-- Given task --
Set down the records once more, please, exactly and with the pictures left out.

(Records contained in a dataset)
■ ■ ■ ■
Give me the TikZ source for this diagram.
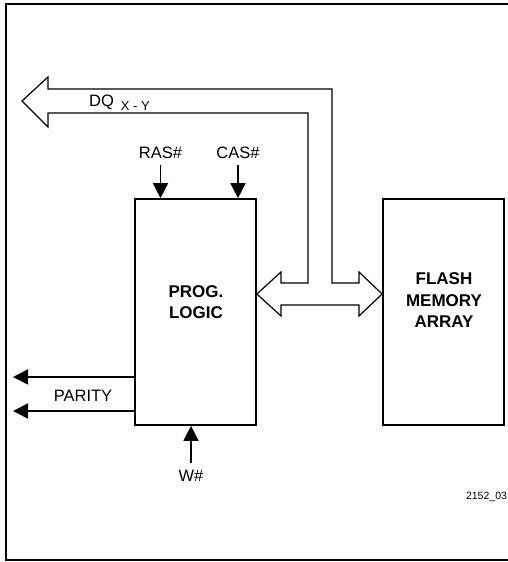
\documentclass[tikz,border=0pt]{standalone}
\usepackage{fontspec}
\setmainfont{Liberation Sans}
\usetikzlibrary{arrows.meta}

\tikzset{
  blk/.style={draw, line width=1.7pt, minimum width=121pt, minimum height=226pt, inner sep=0pt},
  txt/.style={font=\fontsize{16.5}{21}\selectfont, inner sep=0pt},
  btxt/.style={font=\fontsize{17}{21.5}\selectfont\bfseries, align=center, inner sep=0pt},
  sig/.style={line width=1.6pt, -{Triangle[length=15pt,width=15pt]}},
  bus/.style={line width=1.2pt, line join=miter},
}

\begin{document}
\begin{tikzpicture}[x=1pt,y=-1pt]
  \useasboundingbox (0,0) rectangle (508,562);
  % frame, open on the right
  \draw[line width=2pt] (508,4) -- (6,4) -- (6,560) -- (508,560);

  % blocks
  \node[blk] (prog) at (195.5,312) {};
  \node[blk] (flash) at (443.5,312) {};
  \node[btxt] (progtxt) at (196,302) {PROG.\\LOGIC};
  \node[btxt] (flashtxt) at (444,300.5) {FLASH\\MEMORY\\ARRAY};

  % data bus
  \draw[bus] (22,101) -- (48,77) -- (48,89) -- (332,89) -- (332,283)
    -- (359,283) -- (359,272) -- (flash.west |- 0,294) -- (359,316) -- (359,305)
    -- (281,305) -- (281,316) -- (prog.east |- 0,294) -- (281,272) -- (281,283)
    -- (308,283) -- (308,113) -- (48,113) -- (48,127) -- cycle;
  \node[txt, anchor=base west] (dq) at (89,106.7)
    {DQ\hspace{7pt}\raisebox{-3.5pt}{\fontsize{13}{13}\selectfont X - Y}};

  % control inputs
  \node[txt] (ras) at (160.5,153) {RAS\#};
  \node[txt] (cas) at (238,153) {CAS\#};
  \node[txt] (w) at (191,476) {W\#};
  \coordinate (rasin) at (160.5,165);
  \coordinate (casin) at (238,165);
  \coordinate (win) at (191,463);
  \draw[sig] (rasin) -- (rasin |- prog.north);
  \draw[sig] (casin) -- (casin |- prog.north);
  \draw[sig] (win) -- (win |- prog.south);

  % parity outputs
  \node[txt] (par) at (83,396) {PARITY};
  \coordinate (parA) at (13,377);
  \coordinate (parB) at (13,411);
  \draw[sig] (parA -| prog.west) -- (parA);
  \draw[sig] (parB -| prog.west) -- (parB);

  \node[font=\fontsize{10.5}{12}\selectfont, inner sep=0pt] (figno) at (486.5,497) {2152\_03};
\end{tikzpicture}
\end{document}
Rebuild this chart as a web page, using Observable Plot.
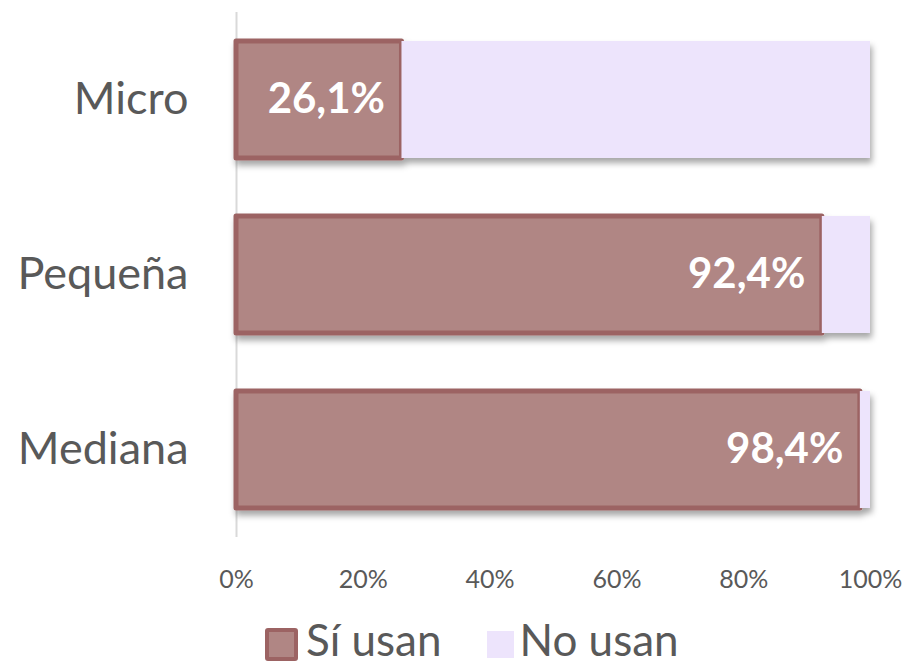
<!DOCTYPE html>
<html>
<head>
<meta charset="utf-8">
<script src="https://cdn.jsdelivr.net/npm/d3@7"></script>
<script src="https://cdn.jsdelivr.net/npm/@observablehq/plot@0.6"></script>
<style>
  html, body { margin: 0; padding: 0; background: #ffffff; }
  #chart { width: 910px; height: 667px; position: relative; overflow: hidden; font-family: Lato, "Open Sans", sans-serif; }
  #legend { position: absolute; left: 265px; top: 619px; height: 40px; display: flex; align-items: flex-start; color: #595959; font-size: 44px; line-height: 40px; white-space: nowrap; }
  .sw1 { width: 25px; height: 25px; background: #B08684; border: 4px solid #9C6363; border-radius: 3px; margin-top: 9px; margin-right: 8px; }
  .sw2 { width: 27px; height: 27px; background: #EDE4FC; margin-top: 12px; margin-left: 45px; margin-right: 6px; }
</style>
</head>
<body>
<div id="chart"></div>
<script>
const categories = ["Micro", "Pequeña", "Mediana"];
const siUsan = [26.1, 92.4, 98.4];
const noUsan = [73.9, 7.6, 1.6];
const seriesNames = ["Sí usan", "No usan"];
const xTicks = [0, 20, 40, 60, 80, 100];
const siLabels = ["26,1%", "92,4%", "98,4%"];

const rows = [];
categories.forEach((c, i) => {
  rows.push({cat: c, serie: seriesNames[0], value: siUsan[i], label: siLabels[i], order: 0});
  rows.push({cat: c, serie: seriesNames[1], value: noUsan[i], label: "", order: 1});
});
const siRows = rows.filter(d => d.serie === seriesNames[0]);

const plot = Plot.plot({
  width: 910,
  height: 612,
  marginLeft: 236,
  marginRight: 40,
  marginTop: 12,
  marginBottom: 75,
  style: {fontFamily: "Lato, 'Open Sans', sans-serif", color: "#595959", background: "transparent"},
  x: {domain: [0, 100], ticks: xTicks, tickFormat: d => d + "%", tickSize: 0, tickPadding: 33, label: null},
  y: {domain: categories, paddingInner: 0.33, paddingOuter: 0.165, tickSize: 0, tickPadding: 48, label: null},
  color: {domain: seriesNames, range: ["#B08684", "#EDE4FC"]},
  marks: [
    Plot.ruleX([0], {stroke: "#D9D9D9", strokeWidth: 2}),
    Plot.barX(rows, Plot.stackX({x: "value", y: "cat", fill: "serie", order: "order",
      stroke: d => d.order === 0 ? "#9C6363" : "none", strokeWidth: 5, strokeLinejoin: "round"})),
    Plot.text(siRows, {x: "value", y: "cat", text: "label", textAnchor: "end", dx: -17,
      fill: "white", fontWeight: "bold", fontSize: 42})
  ]
});

const svg = d3.select(plot);
svg.insert("defs", ":first-child").html(
  '<filter id="sh" x="-5%" y="-10%" width="115%" height="130%"><feDropShadow dx="2" dy="5" stdDeviation="3" flood-color="#000" flood-opacity="0.35"/></filter>');
svg.selectAll('g[aria-label="bar"]').attr("filter", "url(#sh)");
svg.selectAll('g[aria-label^="y-axis tick label"]').style("font-size", "45px").attr("fill", "#595959");
svg.selectAll('g[aria-label^="x-axis tick label"]').style("font-size", "25px").attr("fill", "#595959");

const chart = document.getElementById("chart");
chart.appendChild(plot);

const legend = document.createElement("div");
legend.id = "legend";
legend.innerHTML = '<span class="sw1"></span><span>' + seriesNames[0] + '</span><span class="sw2"></span><span>' + seriesNames[1] + '</span>';
chart.appendChild(legend);
</script>
</body>
</html>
■ ■ ■ ■
-- Solution --
Give me the TikZ source for this diagram.
\documentclass[tikz,border=0pt]{standalone}
\usepackage{fontspec}
\setmainfont{Liberation Sans}
\usetikzlibrary{arrows.meta}

\tikzset{
  blk/.style={draw, line width=1.7pt, minimum width=121pt, minimum height=226pt, inner sep=0pt},
  txt/.style={font=\fontsize{16.5}{21}\selectfont, inner sep=0pt},
  btxt/.style={font=\fontsize{17}{21.5}\selectfont\bfseries, align=center, inner sep=0pt},
  sig/.style={line width=1.6pt, -{Triangle[length=15pt,width=15pt]}},
  bus/.style={line width=1.2pt, line join=miter},
}

\begin{document}
\begin{tikzpicture}[x=1pt,y=-1pt]
  \useasboundingbox (0,0) rectangle (508,562);
  % frame, open on the right
  \draw[line width=2pt] (508,4) -- (6,4) -- (6,560) -- (508,560);

  % blocks
  \node[blk] (prog) at (195.5,312) {};
  \node[blk] (flash) at (443.5,312) {};
  \node[btxt] (progtxt) at (196,302) {PROG.\\LOGIC};
  \node[btxt] (flashtxt) at (444,300.5) {FLASH\\MEMORY\\ARRAY};

  % data bus
  \draw[bus] (22,101) -- (48,77) -- (48,89) -- (332,89) -- (332,283)
    -- (359,283) -- (359,272) -- (flash.west |- 0,294) -- (359,316) -- (359,305)
    -- (281,305) -- (281,316) -- (prog.east |- 0,294) -- (281,272) -- (281,283)
    -- (308,283) -- (308,113) -- (48,113) -- (48,127) -- cycle;
  \node[txt, anchor=base west] (dq) at (89,106.7)
    {DQ\hspace{7pt}\raisebox{-3.5pt}{\fontsize{13}{13}\selectfont X - Y}};

  % control inputs
  \node[txt] (ras) at (160.5,153) {RAS\#};
  \node[txt] (cas) at (238,153) {CAS\#};
  \node[txt] (w) at (191,476) {W\#};
  \coordinate (rasin) at (160.5,165);
  \coordinate (casin) at (238,165);
  \coordinate (win) at (191,463);
  \draw[sig] (rasin) -- (rasin |- prog.north);
  \draw[sig] (casin) -- (casin |- prog.north);
  \draw[sig] (win) -- (win |- prog.south);

  % parity outputs
  \node[txt] (par) at (83,396) {PARITY};
  \coordinate (parA) at (13,377);
  \coordinate (parB) at (13,411);
  \draw[sig] (parA -| prog.west) -- (parA);
  \draw[sig] (parB -| prog.west) -- (parB);

  \node[font=\fontsize{10.5}{12}\selectfont, inner sep=0pt] (figno) at (486.5,497) {2152\_03};
\end{tikzpicture}
\end{document}
Rebuild this chart as a web page, using Observable Plot.
<!DOCTYPE html>
<html>
<head>
<meta charset="utf-8">
<script src="https://cdn.jsdelivr.net/npm/d3@7"></script>
<script src="https://cdn.jsdelivr.net/npm/@observablehq/plot@0.6"></script>
<style>
  html, body { margin: 0; padding: 0; background: #ffffff; }
  #chart { width: 910px; height: 667px; position: relative; overflow: hidden; font-family: Lato, "Open Sans", sans-serif; }
  #legend { position: absolute; left: 265px; top: 619px; height: 40px; display: flex; align-items: flex-start; color: #595959; font-size: 44px; line-height: 40px; white-space: nowrap; }
  .sw1 { width: 25px; height: 25px; background: #B08684; border: 4px solid #9C6363; border-radius: 3px; margin-top: 9px; margin-right: 8px; }
  .sw2 { width: 27px; height: 27px; background: #EDE4FC; margin-top: 12px; margin-left: 45px; margin-right: 6px; }
</style>
</head>
<body>
<div id="chart"></div>
<script>
const categories = ["Micro", "Pequeña", "Mediana"];
const siUsan = [26.1, 92.4, 98.4];
const noUsan = [73.9, 7.6, 1.6];
const seriesNames = ["Sí usan", "No usan"];
const xTicks = [0, 20, 40, 60, 80, 100];
const siLabels = ["26,1%", "92,4%", "98,4%"];

const rows = [];
categories.forEach((c, i) => {
  rows.push({cat: c, serie: seriesNames[0], value: siUsan[i], label: siLabels[i], order: 0});
  rows.push({cat: c, serie: seriesNames[1], value: noUsan[i], label: "", order: 1});
});
const siRows = rows.filter(d => d.serie === seriesNames[0]);

const plot = Plot.plot({
  width: 910,
  height: 612,
  marginLeft: 236,
  marginRight: 40,
  marginTop: 12,
  marginBottom: 75,
  style: {fontFamily: "Lato, 'Open Sans', sans-serif", color: "#595959", background: "transparent"},
  x: {domain: [0, 100], ticks: xTicks, tickFormat: d => d + "%", tickSize: 0, tickPadding: 33, label: null},
  y: {domain: categories, paddingInner: 0.33, paddingOuter: 0.165, tickSize: 0, tickPadding: 48, label: null},
  color: {domain: seriesNames, range: ["#B08684", "#EDE4FC"]},
  marks: [
    Plot.ruleX([0], {stroke: "#D9D9D9", strokeWidth: 2}),
    Plot.barX(rows, Plot.stackX({x: "value", y: "cat", fill: "serie", order: "order",
      stroke: d => d.order === 0 ? "#9C6363" : "none", strokeWidth: 5, strokeLinejoin: "round"})),
    Plot.text(siRows, {x: "value", y: "cat", text: "label", textAnchor: "end", dx: -17,
      fill: "white", fontWeight: "bold", fontSize: 42})
  ]
});

const svg = d3.select(plot);
svg.insert("defs", ":first-child").html(
  '<filter id="sh" x="-5%" y="-10%" width="115%" height="130%"><feDropShadow dx="2" dy="5" stdDeviation="3" flood-color="#000" flood-opacity="0.35"/></filter>');
svg.selectAll('g[aria-label="bar"]').attr("filter", "url(#sh)");
svg.selectAll('g[aria-label^="y-axis tick label"]').style("font-size", "45px").attr("fill", "#595959");
svg.selectAll('g[aria-label^="x-axis tick label"]').style("font-size", "25px").attr("fill", "#595959");

const chart = document.getElementById("chart");
chart.appendChild(plot);

const legend = document.createElement("div");
legend.id = "legend";
legend.innerHTML = '<span class="sw1"></span><span>' + seriesNames[0] + '</span><span class="sw2"></span><span>' + seriesNames[1] + '</span>';
chart.appendChild(legend);
</script>
</body>
</html>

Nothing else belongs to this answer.